The last days of summer saw students and parents shopping for school supplies and clothes from the list given out by their schools. Parents spent precious dollars, being told that this investment would pay dividends in increased student learning.
According to Yolanda Valdez, principal of Dinuba High School, “The dress code sets the tone for the atmosphere on your campus.” While there are different types of dress codes, from school uniforms to acceptable attire, the primary rationale is increasing student safety through easing gang tensions. If students feel safe, they will learn more. Yet, perhaps the more important question may be: What are students learning?
Many educators suggest dress codes are intended to teach students what is acceptable in the workforce. This seems reasonable. However, it assumes there are uniform workplace expectations. Work does not only take place in offices and factories. Some employers—some dotcom companies, for example—care less about how their employees dress and more about their work. In addition, as technological advances continue, some traditionalcorporations encourage employees to work at home, with no dress codes required. There are also the people who run their own home businesses.
The lack of uniform approach to acceptable workplace dress does not mean each workplace does not have expectations. Rather, it means students need to adapt, not conform. Students need to learn to dress appropriately based on context. Dress codes do not facilitate this learning. Instead, dress codes teach students that conformity and obedience to authority are most important. Individuality is suppressed. Student voice is suppressed.
These outcomes do not match the qualities employers look for. Employers want adaptable workers adept at creative and critical thinking, good decision-making and effective problem-solving. While schools are charged with helping students develop these qualities, the purpose of schools has changed very little over the past 170 years.

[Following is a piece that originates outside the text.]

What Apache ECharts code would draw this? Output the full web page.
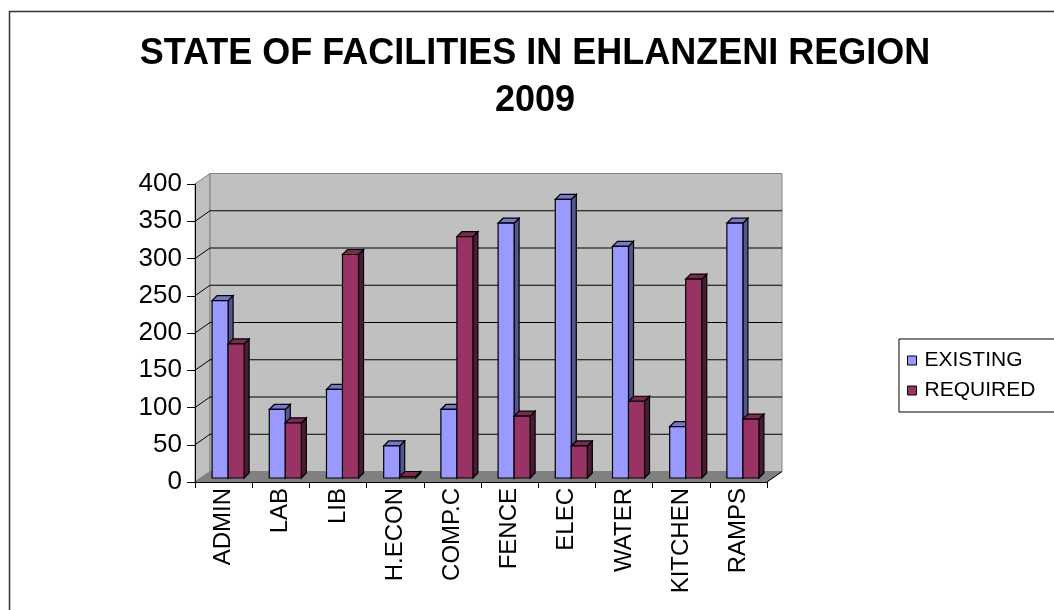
<!DOCTYPE html>
<html>
<head>
<meta charset="utf-8">
<script src="https://cdn.jsdelivr.net/npm/echarts@6/dist/echarts.min.js"></script>
<style>
  html, body { margin: 0; padding: 0; background: #fff; }
  #chart { width: 1054px; height: 610px; }
</style>
</head>
<body>
<div id="chart"></div>
<script>
// facility categories and counts
const categories = ['ADMIN', 'LAB', 'LIB', 'H.ECON', 'COMP.C', 'FENCE', 'ELEC', 'WATER', 'KITCHEN', 'RAMPS'];
const existing = [238, 92, 119, 43, 92, 342, 374, 311, 69, 342];
const required = [180, 74, 300, 2, 324, 83, 43, 103, 267, 79];
const yTicks = [0, 50, 100, 150, 200, 250, 300, 350, 400];

const font = 'Liberation Sans, Arial, sans-serif';
const wallDepth = [15, -10.5]; // how far the back wall sits behind the axes

// gray walls + floor of the excel-style 3d plot
function renderWalls(params, api) {
  const cs = params.coordSys;
  const dx = wallDepth[0], dy = wallDepth[1];
  const L = cs.x, R = cs.x + cs.width, T = cs.y, B = cs.y + cs.height;
  const children = [
    { type: 'polygon', shape: { points: [[L, T], [L + dx, T + dy], [L + dx, B + dy], [L, B]] },
      style: { fill: '#c0c0c0', stroke: '#808080', lineWidth: 1 } },
    { type: 'rect', shape: { x: L + dx, y: T + dy, width: cs.width, height: cs.height },
      style: { fill: '#c0c0c0', stroke: '#808080', lineWidth: 1 } },
    { type: 'polygon', shape: { points: [[L, B], [R, B], [R + dx, B + dy], [L + dx, B + dy]] },
      style: { fill: '#808080', stroke: '#808080', lineWidth: 1 } },
    { type: 'line', shape: { x1: R, y1: B, x2: R + dx, y2: B + dy },
      style: { stroke: '#000', lineWidth: 1 } }
  ];
  yTicks.forEach(v => {
    if (v === 0 || v === yTicks[yTicks.length - 1]) return;
    const y = api.coord([0, v])[1];
    children.push({ type: 'polyline', shape: { points: [[L, y], [L + dx, y + dy], [R + dx, y + dy]] },
      style: { stroke: '#000', lineWidth: 1, fill: null } });
  });
  return { type: 'group', children: children };
}

function bar3d(which, front, side, top) {
  return function (params, api) {
    const i = api.value(0), v = api.value(1);
    const base = api.coord([i, 0]);
    const tip = api.coord([i, v]);
    const bw = api.size([1, 0])[0] * 0.28;
    const x0 = base[0] + 4.5 + (which === 0 ? -bw : 0);
    const x1 = x0 + bw;
    const y0 = base[1] - 4, y1 = tip[1] - 4;
    const dx = 5, dy = -5;
    const ln = { stroke: '#000', lineWidth: 1.2 };
    return {
      type: 'group',
      children: [
        { type: 'polygon', shape: { points: [[x1, y0], [x1 + dx, y0 + dy], [x1 + dx, y1 + dy], [x1, y1]] },
          style: Object.assign({ fill: side }, ln) },
        { type: 'polygon', shape: { points: [[x0, y1], [x1, y1], [x1 + dx, y1 + dy], [x0 + dx, y1 + dy]] },
          style: Object.assign({ fill: top }, ln) },
        { type: 'rect', shape: { x: x0, y: y1, width: bw, height: y0 - y1 },
          style: Object.assign({ fill: front }, ln) }
      ]
    };
  };
}

const chart = echarts.init(document.getElementById('chart'));
chart.setOption({
  animation: false,
  title: {
    text: 'STATE OF FACILITIES IN EHLANZENI REGION\n2009',
    left: 535,
    top: 31,
    padding: 0,
    textAlign: 'center',
    textStyle: { fontFamily: font, fontSize: 36, fontWeight: 'bold', color: '#000', lineHeight: 47 }
  },
  graphic: [{
    type: 'rect', silent: true, z: -10,
    shape: { x: 9.5, y: 11.5, width: 1100, height: 700 },
    style: { fill: null, stroke: '#333', lineWidth: 1.5 }
  }],
  legend: {
    orient: 'vertical',
    left: 899,
    top: 339,
    padding: [11, 40, 11, 8],
    itemWidth: 9,
    itemHeight: 9,
    itemGap: 9,
    borderColor: '#000',
    borderWidth: 1,
    borderRadius: 0,
    textStyle: { fontFamily: font, fontSize: 21, color: '#000', padding: [0, 0, 0, 3] },
    data: [
      { name: 'EXISTING', icon: 'rect', itemStyle: { color: '#9999ff', borderColor: '#000', borderWidth: 1 } },
      { name: 'REQUIRED', icon: 'rect', itemStyle: { color: '#993366', borderColor: '#000', borderWidth: 1 } }
    ]
  },
  grid: { left: 195, top: 184, width: 572, height: 298, containLabel: false },
  xAxis: {
    type: 'category',
    data: categories,
    boundaryGap: true,
    axisLine: { lineStyle: { color: '#000', width: 1 } },
    axisTick: { show: true, interval: 0, length: 6, lineStyle: { color: '#000' } },
    axisLabel: { interval: 0, rotate: 90, margin: 6, fontFamily: font, fontSize: 24, color: '#000' },
    splitLine: { show: false }
  },
  yAxis: {
    type: 'value',
    min: 0,
    max: 400,
    interval: 50,
    axisLine: { show: true, lineStyle: { color: '#000', width: 1 } },
    axisTick: { show: true, length: 8, lineStyle: { color: '#000' } },
    axisLabel: { margin: 13, fontFamily: font, fontSize: 26, color: '#000' },
    splitLine: { show: false }
  },
  series: [
    {
      name: 'walls', type: 'custom', silent: true, z: 0,
      renderItem: renderWalls,
      data: [[0, 0]],
      encode: { x: 0, y: 1 }
    },
    {
      name: 'EXISTING', type: 'custom', z: 2,
      itemStyle: { color: '#9999ff' },
      renderItem: bar3d(0, '#9999ff', '#55558f', '#7777cc'),
      data: existing.map((v, i) => [i, v]),
      encode: { x: 0, y: 1 }
    },
    {
      name: 'REQUIRED', type: 'custom', z: 3,
      itemStyle: { color: '#993366' },
      renderItem: bar3d(1, '#993366', '#4d1a33', '#7a2952'),
      data: required.map((v, i) => [i, v]),
      encode: { x: 0, y: 1 }
    }
  ]
});
</script>
</body>
</html>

During the early years of our republic, children went to private school, had a private tutor or learned at home. These approaches worked because the population was fairly homogenous, with a common language and set of values. However, increased immigration led many to conclude there was a need for an institution to Americanize children. Horace Mann started public schools to promote a common set of values through a common language used to teach a common curriculum. The structure, rules and expectations of the school also conveyed these mainstream values. Success in school depended on children learning both hidden and taught curriculum.
Today, children from diverse backgrounds come together in the giant melting pot called public schools. Mainstream values are still conveyed through expectations, rules, structure and curriculum. Dress codes are part of the hidden curriculum. It isn’t enough for students to graduate with basic and advanced skills. Society expects them to be committed to capitalism and democracy, to hard work, honesty and the American Dream—and to dress appropriately.
Public schools are supposed to prepare students to participate in and contribute to American society. One way to succeed is to assimilate into the mainstream: to develop competence and internalize certain values. This means that conformity is the rule and students fit in or are left behind.
While developing skills and values is a good starting point, should conformity be the goal of public education? No. Our community and nation face many challenges such as discrimination, health care and pollution. New challenges will emerge. We need competent young people to meet these challenges and offer ways to move us toward a more just society. We need schools that help students develop skills-based competencies and critical thinking skills to become agents of change.
Schools need to move away from conformity to adaptability. Instead of suppressing students, schools should promote the development of individuality and voice to better prepare them for life after school. This means dress codes have no place in schools.
Scott Key, Ph.D., is a faculty member in the Fresno Pacific University School of Education. Before coming to FPU, he was at the University of Illinois and a member of the Small Schools Workshop in Chicago.